There’s lots of books and movies like that, where it’s obvious something quite specific ended up on the cutting room floor. Movies seem like they’re setting us up for a sex scene…and then snap out of it, suddenly enough to give you whiplash. When I see something like this, my imagination goes crazy. What happened behind the scenes? Did someone write the movie, scandalise some studio head, who then gave it to an underling to rewrite in half an hour? It breaks the fourth wall harder than an actor flipping off the camera.

In art theory they talk about “figure vs ground”. Figures are the things in a picture you’re supposed to focus on – Magritte’s not-a-pipe, Holbien’s terrifying elongated skull. Ground is all the background elements – anything that isn’t a figure.

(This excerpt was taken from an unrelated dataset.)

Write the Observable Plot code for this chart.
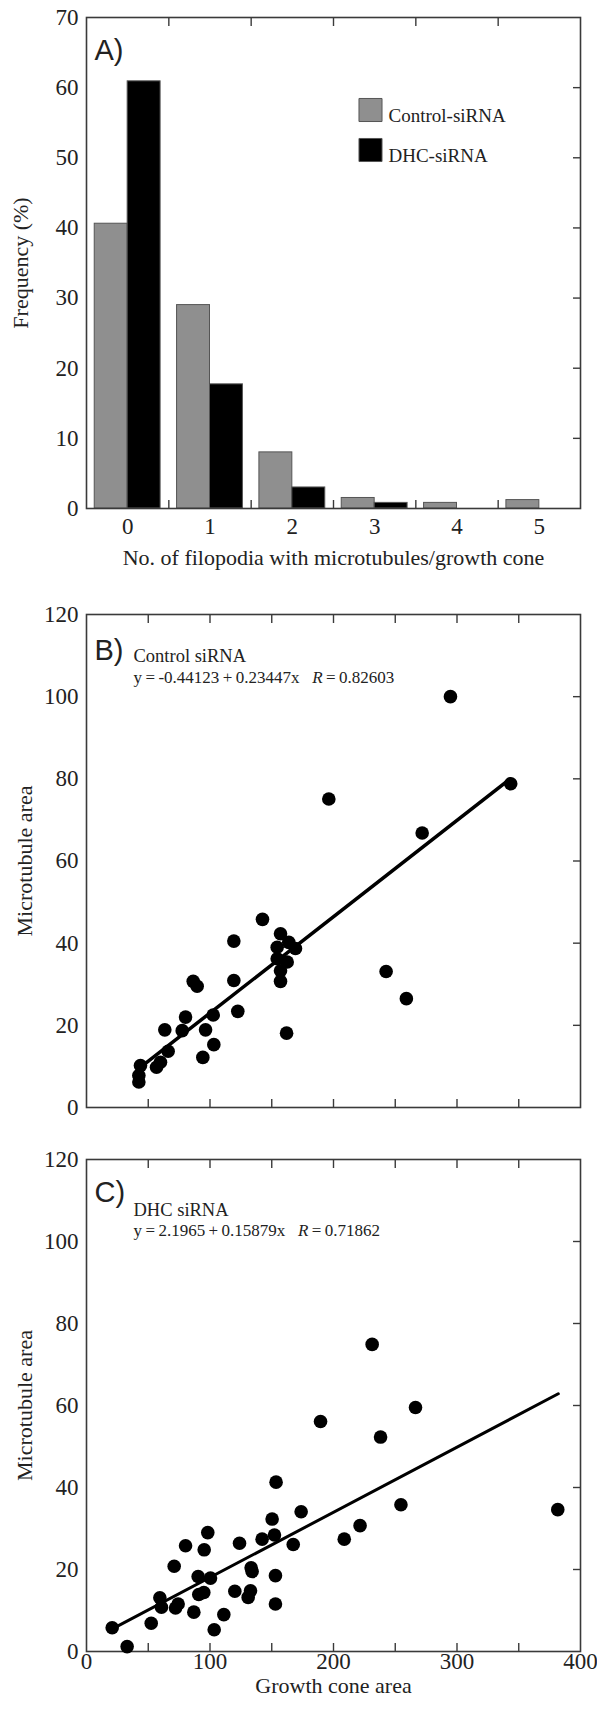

In practice, it gets pretty complicated, because often the figure only makes sense in reference to the ground. Imagine if someone cut the Mona Lisa out of her painting using a pair of scissors – she would still be there, the vast gulf of negative space would be as good as a parking nameplate: THIS SPOT RESERVED FOR MRS LISA GHERARDINI. In fact, she might be more obvious than she was before. The missing area in the canvas would be stark, absolutely impossible to ignore.

Imagine a CIA report that has lines blacked out. You wouldn’t be able to put that aside: you’d be incredibly curious about what was originally there. In the same way, it’s often very conspicuous in art when something should be there, but isn’t. You can’t destroy and not create, the negative space remains, and sometimes the best way to draw attention to something is to remove it.